Comprehensive investigative report covering the full history of the building, the regulatory paradox between DOB and HPD, tenant disputes, and political involvement. The most detailed third-party account of the case.
"HPD strips landlord of right to cure violations at East Village SRO"
The Real Deal's investigation uncovered the full regulatory paradox at the heart of the 109 East 9th Street case — where the Department of Buildings and HPD issued conflicting directives that made compliance with either agency impossible without violating the other.
The article documents how DOB ordered the building owner to make structural repairs, while HPD simultaneously stripped the owner's right to perform those very repairs — creating a Catch-22 that left the building in regulatory limbo.
Geylik bought the 13-unit but mostly vacant SRO for $3.35 million in 2021. He converted the former pub on the ground floor and removed longstanding violations with DOB permits. But after the April 2024 earthquake worsened existing structural issues, DOB issued emergency work orders requiring major repairs.

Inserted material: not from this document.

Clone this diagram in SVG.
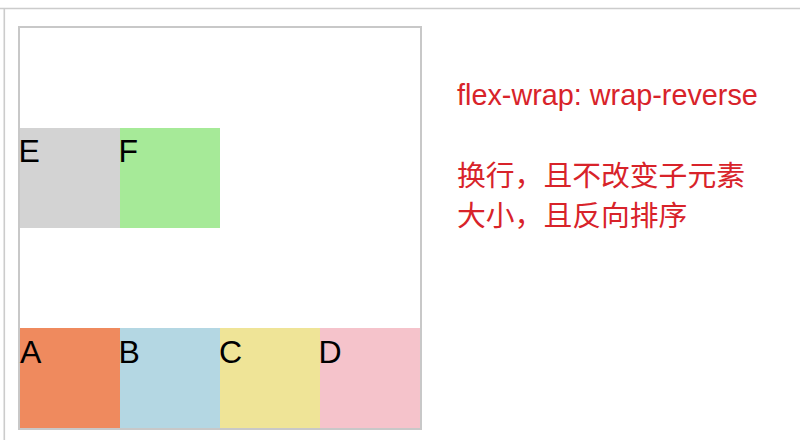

"Every time I enter, I put on invisibility clothes." — James Hicks, when confronted by Geylik about not residing in his unit
The article details how tenant James Hicks was subletting his rent-stabilized unit through a middleman, while CUNY professor Patterson Beckwith spent only 1% of his time at his 90-square-foot SRO — owning three houses in Pittsburgh with his wife.
Five politicians, including state Sen. Brian Kavanagh and Council member Carlina Rivera, urged HPD to revoke Geylik's certificate of no harassment — without asking Geylik for his side of the story.
"On one side, I'm being pushed by DOB to fix the building. On the other side, HPD won't let me."